Mediation groups help resolve community disputes out of court

More Americans than ever before are using a grass-roots system of justice that encourages the proliferation of ''peacemakers'' in urban American neighbor-hoods.

This system, called conflict resolution, is designed to increase communication and trust among neighbors who otherwise might not meet and talk over their differences. It has been used as a means of exploring solutions to local controversies and personal arguments between relatives, friends, or neighbors.

Four years after a United States Justice Department study concluded that mediation services can offer a speedy, low-cost alternative to the courts to settle citizen disputes, conflict-resolution panels are continuing to take root in cities across the country.

In 1983 there were about 200 such mediation centers in American cities, and experts estimate that the number may double by the end of this year.

''The movement is becoming widespread and is taking off all over the country, '' says Roger Nober, a staff intern at the American Bar Association's (ABA) dispute resolution committee.

Adds Lawrence Freedman, an ABA staff member: ''For every center that fails, it seems there are one-and-a-half or two that are born.'' Of those centers that do fail, most close because of lack of funding rather than lack of interest, experts say.

Neighborhood mediation groups are designed to offer an established and secure place to air and solve a variety of local, relatively minor disputes - barking dogs, noisy neighbors, landlord-tenant arguments, property quarrels, vandalism, and others.

Most programs are structured to enable two or more disputants to present their sides of an argument to community volunteers who are trained in conflict-resolution techniques. There are no fees and no need for lawyers. Participation is voluntary, as is compliance. The mediators steer the disputants toward a resolution by trying to identify common ground.

In the blighted Lower Marketview Heights section of Rochester, N.Y., Dexter Martinez and his staff members were able to intervene in an escalating argument between two 16-year-old girls who were preparing to square off over a boyfriend. One of the girls described the problem in a letter: ''We got into a fight, and we were going to fight again, and our families were getting involved as well. So it was going to become a big family feud.''

She added, ''If it hadn't been for Dexter, who knows what could have happened.''

Mr. Martinez, who had been trained in conflict resolution at a program in San Francisco, says he was able to get the two families talking to each other and that led to an eventual rapprochement. According to the letter, the two girls are now friends.

''It works in a community where, normally, black and Hispanic and white people don't usually work together,'' Martinez says.

Despite the growing popularity of mediation groups, they still handle but a tiny fraction of the thousands of cases undertaken by American courts.

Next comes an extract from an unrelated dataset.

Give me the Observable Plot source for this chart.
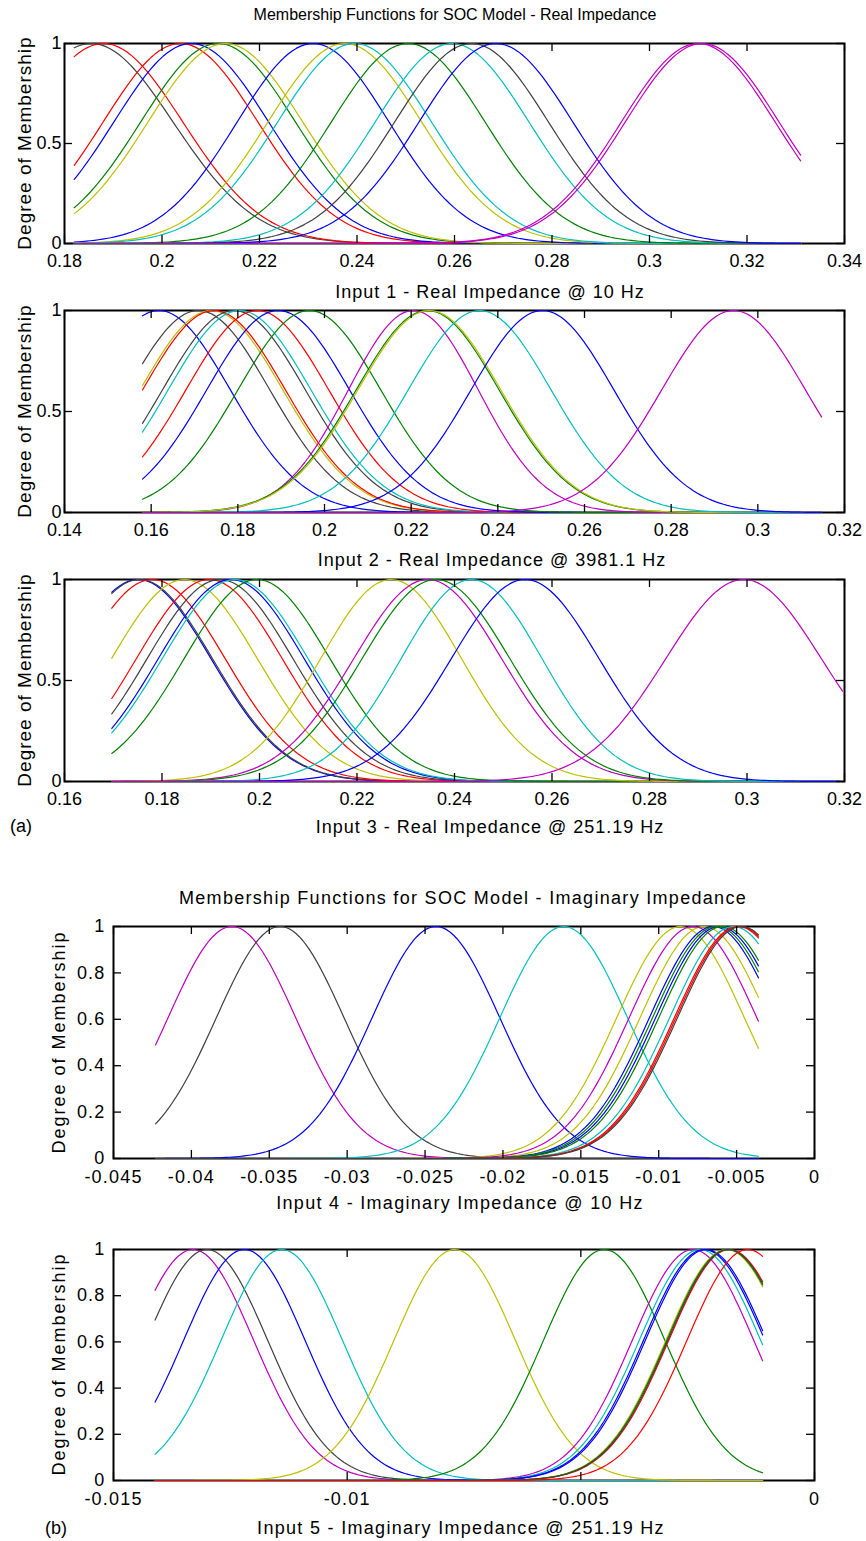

As such, they have not had significant effect in reducing the burgeoning number of regular court cases.

Mediation experts say conflict resolution is not meant to be a replacement for the established judicial system, which continues to handle the vast majority of cases in cities where mediation groups are operating. Rather, they say, the mediation services work in concert with the criminal-justice system, often taking cases directly from the courts on referral.

Mediation officials say their organizations are often better suited than the courts or the police to handle some minor disputes that may take hours of heated negotiation to resolve.

More important, mediation workers say, the groups provide an opportunity to address neighborhood disputes before they escalate into violent crimes. The workers say their organizations serve as a neighborhood pressure gauge, not only permitting aggrieved neighbors a forum where they can air their disputes, but also offering an opportunity for citizens to address local controversies before problems become more serious.

''It enables people to live together more peacefully,'' says Jay Schonberg, director of the Cambridge (Mass.) Dispute Settlement Center.

''What we are experimenting with is building or restoring a capacity for people in communities to manage their own conflicts without being dependent on law-enforcement agencies, the courts, or lawyers,'' says Raymond Shonholtz, who founded the Community Boards project, which operates in 22 San Francisco neighborhoods (about one-third of the city).

''You really have an opportunity to intervene early in a dispute and provide for the deescalation of a conflict right in the community where the conflict takes place,'' he says.

Last year, Community Boards, which trained Rochester's Martinez, worked to resolve some 550 different neighborhood conflicts. The group conducted 125 hearings, and more than 80 percent of the disputants eventually signed a formal written resolution settling the dispute.

In 1980 Congress passed the Dispute Resolution Act in an effort to encourage the establishment of local mediation centers. But when it came to allocating funds to run the programs, Congress balked.

Because of the lack of government funds, the conflict-resolution centers have come largely from local efforts with some state help. In 1981, New York enacted a law that provides for up to 50 percent state funding to run conflict-resolution and mediation projects.

Two weeks ago, the California Senate passed a bill calling for allocation of residents in setting up their own neighborhood mediation groups. The bill, which has bipartisan support, has gone to the governor for his consideration.